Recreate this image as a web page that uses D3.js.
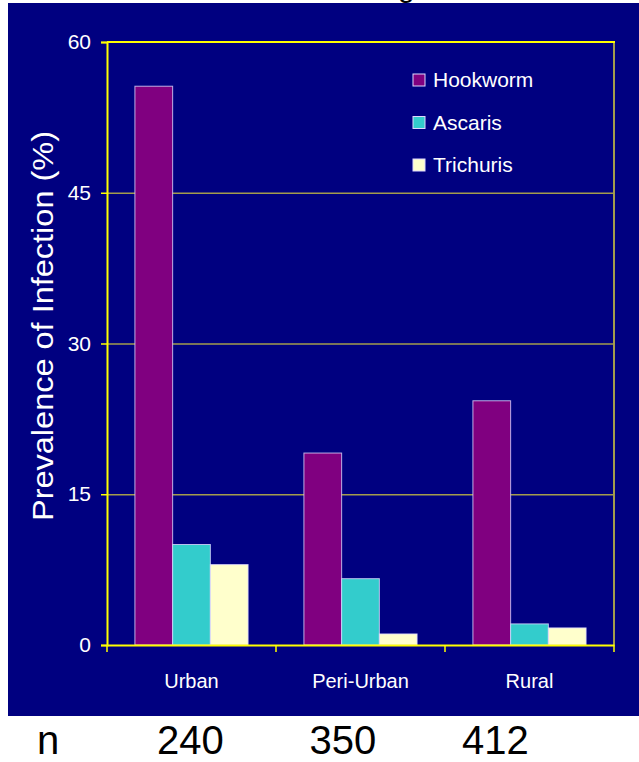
<!DOCTYPE html>
<style>

body {
  margin: 0;
  background: #fff;
}

text {
  font-family: Arial, "Liberation Sans", sans-serif;
}

</style>
<body>
<script src="https://d3js.org/d3.v7.min.js"></script>
<script>

var categories = ["Urban", "Peri-Urban", "Rural"],
    series = ["Hookworm", "Ascaris", "Trichuris"],
    colors = ["#800080", "#33cccc", "#ffffcc"];

var hookworm = [55.6, 19.1, 24.3],
    ascaris = [10.0, 6.6, 2.1],
    trichuris = [8.0, 1.1, 1.7];

var yTicks = [0, 15, 30, 45, 60],
    sampleSizes = [240, 350, 412];

var values = [hookworm, ascaris, trichuris];

var width = 639,
    height = 762;

var svg = d3.select("body").append("svg")
    .attr("width", width)
    .attr("height", height);

// the slide title is cut off, only a descender shows above the panel
svg.append("text")
    .attr("x", 398)
    .attr("y", -3)
    .attr("font-size", 30)
    .attr("fill", "#000")
    .text("g");

svg.append("rect")
    .attr("x", 8)
    .attr("y", 3)
    .attr("width", width - 8)
    .attr("height", 713)
    .attr("fill", "#000080");

var x0 = d3.scaleBand()
    .domain(categories)
    .range([107, 614]);

var x1 = d3.scaleBand()
    .domain(series)
    .range([0, x0.bandwidth()])
    .paddingOuter(0.74);

var y = d3.scaleLinear()
    .domain([0, 60])
    .range([645, 42]);

// gridlines
svg.selectAll(".grid")
    .data(yTicks.filter(function(d) { return d > 0 && d < 60; }))
  .enter().append("line")
    .attr("x1", 107)
    .attr("x2", 614)
    .attr("y1", function(d) { return y(d) + 0.5; })
    .attr("y2", function(d) { return y(d) + 0.5; })
    .attr("stroke", "#a39c4c")
    .attr("stroke-width", 1.5);

// right border
svg.append("line")
    .attr("x1", 614)
    .attr("x2", 614)
    .attr("y1", y(60))
    .attr("y2", y(0))
    .attr("stroke", "#a39c4c")
    .attr("stroke-width", 2);

// top border
svg.append("line")
    .attr("x1", 107)
    .attr("x2", 615)
    .attr("y1", y(60))
    .attr("y2", y(60))
    .attr("stroke", "#ffff00")
    .attr("stroke-width", 2);

// bars
var groups = svg.selectAll(".group")
    .data(categories)
  .enter().append("g")
    .attr("transform", function(d) { return "translate(" + x0(d) + ",0)"; });

groups.selectAll("rect")
    .data(function(d, i) {
      return series.map(function(s, j) { return {s: s, j: j, v: values[j][i]}; });
    })
  .enter().append("rect")
    .attr("x", function(d) { return x1(d.s); })
    .attr("width", x1.bandwidth())
    .attr("y", function(d) { return y(d.v); })
    .attr("height", function(d) { return y(0) - y(d.v); })
    .attr("fill", function(d) { return colors[d.j]; })
    .attr("stroke", "#ddd8ff")
    .attr("stroke-opacity", 0.8)
    .attr("stroke-width", 1);

// y axis
var yAxis = svg.append("g")
    .attr("transform", "translate(107,0)")
    .call(d3.axisLeft(y).tickValues(yTicks).tickSize(6).tickPadding(10));

yAxis.select(".domain").attr("stroke", "#ffff00").attr("stroke-width", 2);
yAxis.selectAll(".tick line").attr("stroke", "#ffff00").attr("stroke-width", 1.5);
yAxis.selectAll(".tick text")
    .attr("fill", "#fff")
    .attr("font-size", 21)
    .attr("font-family", "Arial, 'Liberation Sans', sans-serif");

// x axis
var xAxis = svg.append("g")
    .attr("transform", "translate(0," + y(0) + ")")
    .call(d3.axisBottom(x0).tickSize(0).tickPadding(29));

xAxis.select(".domain").attr("stroke", "#ffff00").attr("stroke-width", 2);
xAxis.selectAll(".tick text")
    .attr("fill", "#fff")
    .attr("font-size", 20)
    .attr("font-family", "Arial, 'Liberation Sans', sans-serif");

// category separators
xAxis.selectAll(".sep")
    .data([107, 276, 445, 614])
  .enter().append("line")
    .attr("x1", function(d) { return d; })
    .attr("x2", function(d) { return d; })
    .attr("y1", 0)
    .attr("y2", 7)
    .attr("stroke", "#ffff00")
    .attr("stroke-width", 1.5);

// y label, stretched a bit like the slide rendering
svg.append("text")
    .attr("transform", "translate(53,326) rotate(-90)")
    .attr("text-anchor", "middle")
    .attr("font-size", 30)
    .attr("textLength", 390)
    .attr("lengthAdjust", "spacingAndGlyphs")
    .attr("fill", "#fff")
    .text("Prevalence of Infection (%)");

// legend
var legend = svg.selectAll(".legend")
    .data(series)
  .enter().append("g")
    .attr("transform", function(d, i) { return "translate(413," + (80 + i * 42.5) + ")"; });

legend.append("rect")
    .attr("x", 0)
    .attr("y", -6)
    .attr("width", 12)
    .attr("height", 12)
    .attr("fill", function(d, i) { return colors[i]; })
    .attr("stroke", "#ddd8ff")
    .attr("stroke-width", 1);

legend.append("text")
    .attr("x", 20)
    .attr("y", 7)
    .attr("font-size", 21)
    .attr("fill", "#fff")
    .text(function(d) { return d; });

// sample sizes under the panel
svg.append("text")
    .attr("x", 37)
    .attr("y", 754)
    .attr("font-size", 40)
    .attr("fill", "#000")
    .text("n");

svg.selectAll(".n")
    .data(sampleSizes)
  .enter().append("text")
    .attr("x", function(d, i) { return 157 + i * 152.5; })
    .attr("y", 754)
    .attr("font-size", 40)
    .attr("fill", "#000")
    .text(function(d) { return d; });

</script>
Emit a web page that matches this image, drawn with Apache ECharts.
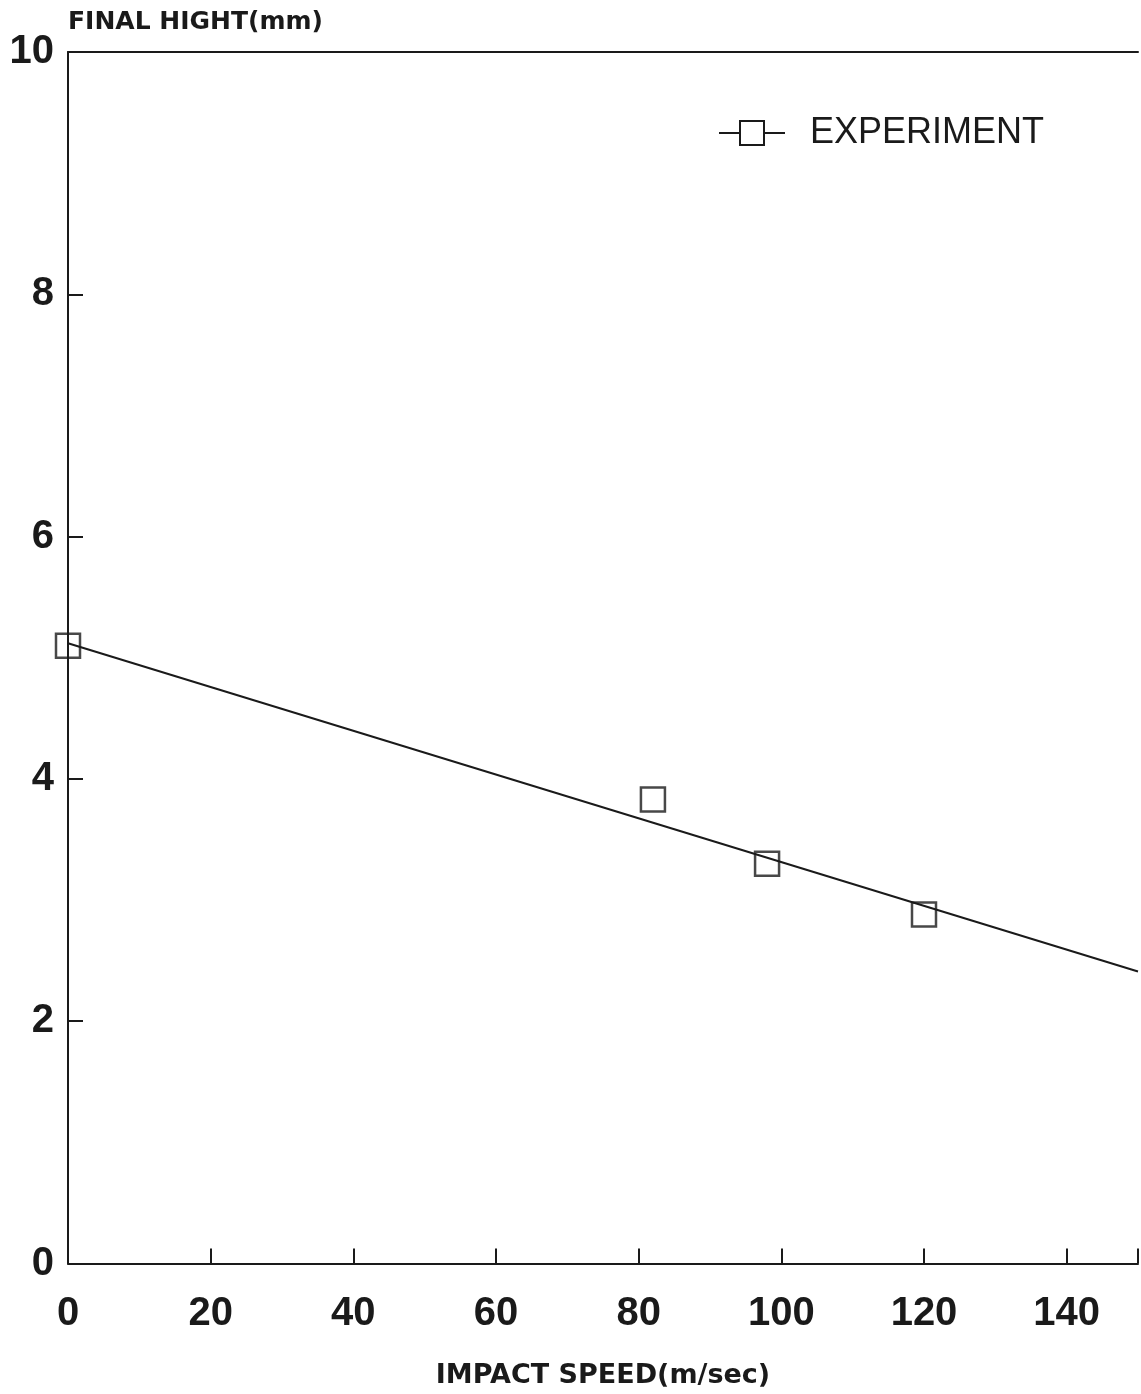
<!DOCTYPE html>
<html>
<head>
<meta charset="utf-8">
<script src="https://cdn.jsdelivr.net/npm/echarts@6/dist/echarts.min.js"></script>
<style>
html,body{margin:0;padding:0;background:#fff;}
#chart{width:1141px;height:1394px;}
</style>
</head>
<body>
<div id="chart"></div>
<script>
// Experimental points: impact speed (m/sec) vs final height (mm)
const speeds = [0, 82, 98, 120];
const heights = [5.1, 3.83, 3.3, 2.88];
// Fitted straight line end points
const fitSpeeds = [0, 150];
const fitHeights = [5.12, 2.41];
// Axis ticks
const xTicks = [0, 20, 40, 60, 80, 100, 120, 140];
const yTicks = [0, 2, 4, 6, 8, 10];
const seriesName = 'EXPERIMENT';
const xTitle = 'IMPACT SPEED(m/sec)';
const yTitle = 'FINAL HIGHT(mm)';

const ink = '#1a1a1a';
const chart = echarts.init(document.getElementById('chart'));
const pts = speeds.map((s, i) => [s, heights[i]]);
const fit = fitSpeeds.map((s, i) => [s, fitHeights[i]]);

chart.setOption({
  animation: false,
  backgroundColor: '#ffffff',
  grid: { left: 68, right: 0, top: 52, bottom: 125, containLabel: false },
  legend: {
    data: [seriesName],
    left: 713, top: 110,
    itemWidth: 66, itemHeight: 30, itemGap: 10,
    textStyle: { fontFamily: 'Liberation Sans', fontSize: 36, color: ink, fontWeight: 'normal', padding: [6, 0, 0, 20] }
  },
  xAxis: [{
    type: 'value', min: 0, max: 150, interval: 20,
    name: xTitle, nameLocation: 'middle', nameGap: 112,
    nameTextStyle: { fontFamily: 'DejaVu Sans', fontWeight: 'bold', fontSize: 27, color: ink, verticalAlign: 'middle' },
    axisLine: { show: true, lineStyle: { color: ink, width: 2 } },
    axisTick: { show: true, inside: true, length: 15, lineStyle: { color: ink, width: 2 } },
    axisLabel: {
      margin: 30, fontFamily: 'Liberation Sans', fontWeight: 'bold', fontSize: 40, color: ink,
      formatter: v => (xTicks.indexOf(v) >= 0 ? String(v) : '')
    },
    splitLine: { show: false }
  }, {
    type: 'value', min: 0, max: 150, position: 'top',
    axisLine: { show: true, lineStyle: { color: ink, width: 2 } },
    axisTick: { show: false }, axisLabel: { show: false }, splitLine: { show: false }
  }],
  yAxis: {
    type: 'value', min: 0, max: 10, interval: 2,
    name: yTitle, nameLocation: 'end', nameGap: 30,
    nameTextStyle: { fontFamily: 'DejaVu Sans', fontWeight: 'bold', fontSize: 25, color: ink, align: 'left', verticalAlign: 'middle' },
    axisLine: { show: true, lineStyle: { color: ink, width: 2 } },
    axisTick: { show: true, inside: true, length: 15, lineStyle: { color: ink, width: 2 } },
    axisLabel: {
      margin: 14, fontFamily: 'Liberation Sans', fontWeight: 'bold', fontSize: 40, color: ink,
      formatter: v => (yTicks.indexOf(v) >= 0 ? String(v) : '')
    },
    splitLine: { show: false }
  },
  series: [{
    name: seriesName,
    type: 'line',
    data: fit,
    symbol: 'emptyRect',
    symbolSize: 24,
    showSymbol: false,
    lineStyle: { color: ink, width: 2 },
    itemStyle: { color: ink, borderColor: ink, borderWidth: 2.5 },
    z: 2
  }, {
    name: 'points',
    type: 'scatter',
    data: pts,
    symbol: 'rect',
    symbolSize: 24,
    itemStyle: { color: 'rgba(0,0,0,0)', borderColor: ink, borderWidth: 2.5 },
    z: 3
  }]
});
</script>
</body>
</html>
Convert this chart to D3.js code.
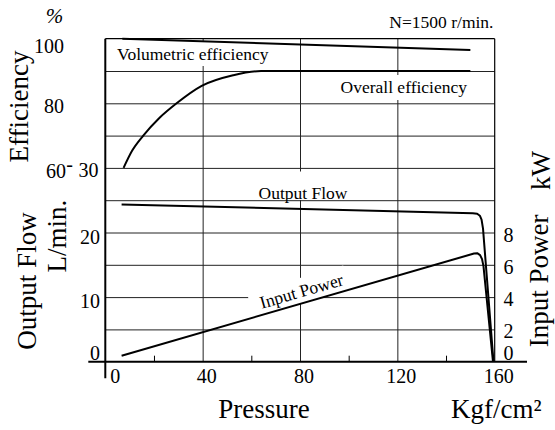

============================================================

• Problem description: Give only the number of lines in the records that contain the string "image".

• Task result: 2